Constant change has been the state of the digital media landscape since the inception, but will constant change come to an abrupt halt? Would the verticalization of ad tech and publishing stabilize the industry and make for a more perfect ads world?
I think so.
Today, supply path routing of an ad impression is complex and messy. Single publishers often have 4-6 SSP partners and or Native Ad Network partners. Often the Native Ad Networks re-list the inventory on other SSP's, and there is still an old practice of shared inventory among SSP's leading to a single domain being spread across most all SSP's. This is not efficient for the publisher or the buyer.

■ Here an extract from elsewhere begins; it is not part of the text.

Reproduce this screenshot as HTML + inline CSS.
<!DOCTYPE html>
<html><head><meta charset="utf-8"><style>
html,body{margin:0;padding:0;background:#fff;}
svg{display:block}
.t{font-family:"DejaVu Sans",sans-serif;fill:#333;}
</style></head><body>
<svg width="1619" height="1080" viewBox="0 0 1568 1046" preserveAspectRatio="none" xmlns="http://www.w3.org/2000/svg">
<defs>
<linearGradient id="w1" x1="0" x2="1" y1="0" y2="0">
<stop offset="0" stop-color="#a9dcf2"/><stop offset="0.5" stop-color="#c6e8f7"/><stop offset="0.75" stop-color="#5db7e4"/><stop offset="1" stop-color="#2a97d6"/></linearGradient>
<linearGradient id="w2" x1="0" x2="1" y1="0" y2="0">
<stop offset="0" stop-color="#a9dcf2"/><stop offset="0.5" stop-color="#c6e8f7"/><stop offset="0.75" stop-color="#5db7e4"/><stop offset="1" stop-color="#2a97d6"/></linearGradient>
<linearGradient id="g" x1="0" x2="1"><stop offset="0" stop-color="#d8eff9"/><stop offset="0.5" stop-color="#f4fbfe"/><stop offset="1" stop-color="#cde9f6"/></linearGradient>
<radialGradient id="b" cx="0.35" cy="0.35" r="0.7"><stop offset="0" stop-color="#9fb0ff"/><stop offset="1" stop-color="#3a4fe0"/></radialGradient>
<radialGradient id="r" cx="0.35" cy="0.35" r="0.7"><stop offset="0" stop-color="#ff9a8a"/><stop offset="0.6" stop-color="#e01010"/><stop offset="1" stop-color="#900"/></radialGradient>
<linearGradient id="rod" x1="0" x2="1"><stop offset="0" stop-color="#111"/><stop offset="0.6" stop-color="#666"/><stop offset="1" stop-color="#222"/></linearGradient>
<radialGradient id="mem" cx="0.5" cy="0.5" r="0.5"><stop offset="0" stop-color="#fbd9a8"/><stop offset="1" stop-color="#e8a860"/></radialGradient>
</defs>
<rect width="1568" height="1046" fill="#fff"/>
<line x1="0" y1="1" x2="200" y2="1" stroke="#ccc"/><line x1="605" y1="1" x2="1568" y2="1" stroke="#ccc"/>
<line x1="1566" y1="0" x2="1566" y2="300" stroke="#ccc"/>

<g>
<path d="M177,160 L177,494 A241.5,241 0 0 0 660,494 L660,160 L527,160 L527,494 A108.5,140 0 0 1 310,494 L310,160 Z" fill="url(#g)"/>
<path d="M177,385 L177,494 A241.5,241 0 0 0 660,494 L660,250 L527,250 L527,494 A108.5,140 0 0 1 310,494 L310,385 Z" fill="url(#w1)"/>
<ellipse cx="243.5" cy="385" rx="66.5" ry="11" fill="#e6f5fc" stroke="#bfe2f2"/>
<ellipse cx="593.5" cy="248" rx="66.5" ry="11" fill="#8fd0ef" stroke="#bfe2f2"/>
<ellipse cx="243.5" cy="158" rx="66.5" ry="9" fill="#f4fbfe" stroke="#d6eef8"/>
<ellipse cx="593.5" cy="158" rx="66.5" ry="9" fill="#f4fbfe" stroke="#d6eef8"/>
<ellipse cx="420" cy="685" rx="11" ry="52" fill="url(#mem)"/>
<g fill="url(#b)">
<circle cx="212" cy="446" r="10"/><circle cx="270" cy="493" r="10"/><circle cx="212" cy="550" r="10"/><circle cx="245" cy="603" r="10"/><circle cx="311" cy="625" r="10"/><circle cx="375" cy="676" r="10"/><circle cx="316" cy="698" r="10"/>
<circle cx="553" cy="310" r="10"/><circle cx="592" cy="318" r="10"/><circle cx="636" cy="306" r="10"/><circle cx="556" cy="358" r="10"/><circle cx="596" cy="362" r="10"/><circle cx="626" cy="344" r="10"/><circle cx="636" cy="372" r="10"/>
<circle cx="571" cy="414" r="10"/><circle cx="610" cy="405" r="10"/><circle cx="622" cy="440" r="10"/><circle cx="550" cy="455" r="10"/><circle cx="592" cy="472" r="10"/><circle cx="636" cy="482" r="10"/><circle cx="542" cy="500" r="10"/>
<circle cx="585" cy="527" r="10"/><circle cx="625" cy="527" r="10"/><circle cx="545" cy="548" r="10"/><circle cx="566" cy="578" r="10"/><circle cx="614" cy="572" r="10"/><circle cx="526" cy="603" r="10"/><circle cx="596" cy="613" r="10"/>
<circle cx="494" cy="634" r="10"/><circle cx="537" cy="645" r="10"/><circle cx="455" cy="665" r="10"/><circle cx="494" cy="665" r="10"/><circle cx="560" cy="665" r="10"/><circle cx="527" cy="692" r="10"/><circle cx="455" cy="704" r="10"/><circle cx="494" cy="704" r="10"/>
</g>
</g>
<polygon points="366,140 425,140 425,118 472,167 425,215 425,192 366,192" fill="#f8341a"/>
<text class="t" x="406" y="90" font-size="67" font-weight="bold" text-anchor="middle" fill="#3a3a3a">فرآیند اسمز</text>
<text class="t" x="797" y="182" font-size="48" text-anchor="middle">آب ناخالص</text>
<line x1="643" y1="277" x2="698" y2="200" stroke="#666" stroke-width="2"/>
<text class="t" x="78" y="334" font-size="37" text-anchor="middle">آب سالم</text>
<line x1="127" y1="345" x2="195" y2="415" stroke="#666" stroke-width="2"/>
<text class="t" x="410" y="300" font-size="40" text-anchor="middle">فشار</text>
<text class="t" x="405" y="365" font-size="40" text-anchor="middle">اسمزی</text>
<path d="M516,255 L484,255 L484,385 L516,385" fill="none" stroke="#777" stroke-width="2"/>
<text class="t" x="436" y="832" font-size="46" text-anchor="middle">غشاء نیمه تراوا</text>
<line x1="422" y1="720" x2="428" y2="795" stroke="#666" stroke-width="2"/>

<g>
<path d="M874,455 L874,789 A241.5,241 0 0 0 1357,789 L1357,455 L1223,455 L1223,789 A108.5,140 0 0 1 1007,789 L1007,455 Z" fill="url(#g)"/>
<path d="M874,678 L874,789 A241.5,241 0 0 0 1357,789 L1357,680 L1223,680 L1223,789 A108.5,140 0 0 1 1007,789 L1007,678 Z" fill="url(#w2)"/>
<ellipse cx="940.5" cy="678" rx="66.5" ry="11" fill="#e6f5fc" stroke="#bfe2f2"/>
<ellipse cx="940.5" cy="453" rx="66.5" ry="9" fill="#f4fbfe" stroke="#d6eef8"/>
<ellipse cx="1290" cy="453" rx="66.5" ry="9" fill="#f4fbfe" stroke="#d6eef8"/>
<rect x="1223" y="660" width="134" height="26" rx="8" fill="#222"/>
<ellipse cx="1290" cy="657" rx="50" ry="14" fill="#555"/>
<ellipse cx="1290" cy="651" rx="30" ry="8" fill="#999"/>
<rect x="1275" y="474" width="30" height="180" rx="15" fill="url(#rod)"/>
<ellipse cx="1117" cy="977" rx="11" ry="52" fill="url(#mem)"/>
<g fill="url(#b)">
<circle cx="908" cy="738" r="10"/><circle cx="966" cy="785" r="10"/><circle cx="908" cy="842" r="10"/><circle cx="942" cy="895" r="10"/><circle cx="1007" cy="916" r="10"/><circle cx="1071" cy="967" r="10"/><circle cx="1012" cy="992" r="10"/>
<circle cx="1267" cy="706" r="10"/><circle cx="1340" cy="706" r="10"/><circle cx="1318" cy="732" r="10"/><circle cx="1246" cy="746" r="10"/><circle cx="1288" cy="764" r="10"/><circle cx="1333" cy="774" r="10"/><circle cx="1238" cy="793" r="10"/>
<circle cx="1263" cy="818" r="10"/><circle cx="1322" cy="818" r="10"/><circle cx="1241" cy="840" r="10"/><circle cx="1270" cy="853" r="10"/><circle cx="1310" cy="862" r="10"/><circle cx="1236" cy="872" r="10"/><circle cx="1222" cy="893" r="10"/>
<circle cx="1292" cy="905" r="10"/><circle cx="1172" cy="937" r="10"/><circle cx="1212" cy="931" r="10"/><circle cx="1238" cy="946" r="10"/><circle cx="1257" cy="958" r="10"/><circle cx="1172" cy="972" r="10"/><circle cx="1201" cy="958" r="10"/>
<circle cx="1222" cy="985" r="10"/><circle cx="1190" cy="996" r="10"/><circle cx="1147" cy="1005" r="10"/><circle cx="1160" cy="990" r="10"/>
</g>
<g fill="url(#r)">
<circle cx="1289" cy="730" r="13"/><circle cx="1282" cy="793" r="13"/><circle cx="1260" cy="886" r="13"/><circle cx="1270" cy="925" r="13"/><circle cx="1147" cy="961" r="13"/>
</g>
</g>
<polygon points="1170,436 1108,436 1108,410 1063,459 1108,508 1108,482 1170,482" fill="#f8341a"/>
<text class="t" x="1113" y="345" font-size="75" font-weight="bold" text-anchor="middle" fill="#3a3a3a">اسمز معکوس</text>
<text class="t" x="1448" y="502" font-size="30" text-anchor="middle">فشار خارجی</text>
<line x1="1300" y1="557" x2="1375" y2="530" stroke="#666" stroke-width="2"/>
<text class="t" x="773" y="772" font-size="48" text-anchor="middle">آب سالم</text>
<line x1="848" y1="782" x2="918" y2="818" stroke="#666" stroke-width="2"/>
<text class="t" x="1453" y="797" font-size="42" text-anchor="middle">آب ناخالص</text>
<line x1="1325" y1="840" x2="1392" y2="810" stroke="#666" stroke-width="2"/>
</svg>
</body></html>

In addition buyers will utilize 3+ DSP's, plus proprietary inventory like Facebook. This has consolidated, but it still complicates the sprawl of ad tech.
This has lead to massive inefficiencies and impression fraud that is still running out of control today. "what is the true origin of an ad impression?". Ads.txt is a lightweight and easy to spoof technique which is not well suited to tackle the problems stemming from above. Worse yet the added tax of IVT vendors like MOAT, IAS, DV, WhiteOps, Fraudlogiq triple charge the industry and have a high degree of errors leading to more inefficiency.
I believe that Google and Apple's "privacy" (aka land-grab) efforts will force change as it relates to how data flows across the ecosystem going forward. This is discussed in my last blog post covering Data Privacy. Here is how I see further consolidation of ad tech and publishing going forward.
DSP's and SSP's should merge into one product, eliminating any ambiguity of impression origin for the buyer. Direct line of impression custody. This will also enable, in some cases, SSP's to combine and build audience and contextual segments in conjunction with publishers 1st Party data. Very efficient for buyers at the aggregated vs individual publisher level.
Further, there could be a world where either ad tech or publishers buy their own vertical. To an extent, facebook has done this with liverail, and Comcast has done this with Freewheel. If you have a large enough O&O footprint of high quality ad supply coupled with high quality 1st party data, why would you allow others to arbitrage your publisher earnings as they do today? Wouldn't it be more valuable for the publisher to sell their own inventory directly through a UI where a buyer could come and select audience, context, and other buying rules directly with you in an automated fashion. Since FLoC and Apple will eliminate the notion of frequency caps across 3rd party, why do you need an unified buying system to extract value?
Publishers should really begin conversations, corp dev, and design plans to aggregate all of their O&O in one unified stack. This will eliminate the 50%-70% ad tech tax currently charged to the industry. Yes this will take more human hands on the keyboards at the agencies, or agencies will need to be good at unifying publisher API's to automatically aggregate data for their purposes.
I believe that publishers, agencies, and brands would greatly benefit from this type of vertical consolidation going forward. Less ad tech tax, better quality supply, access to high value 1P data.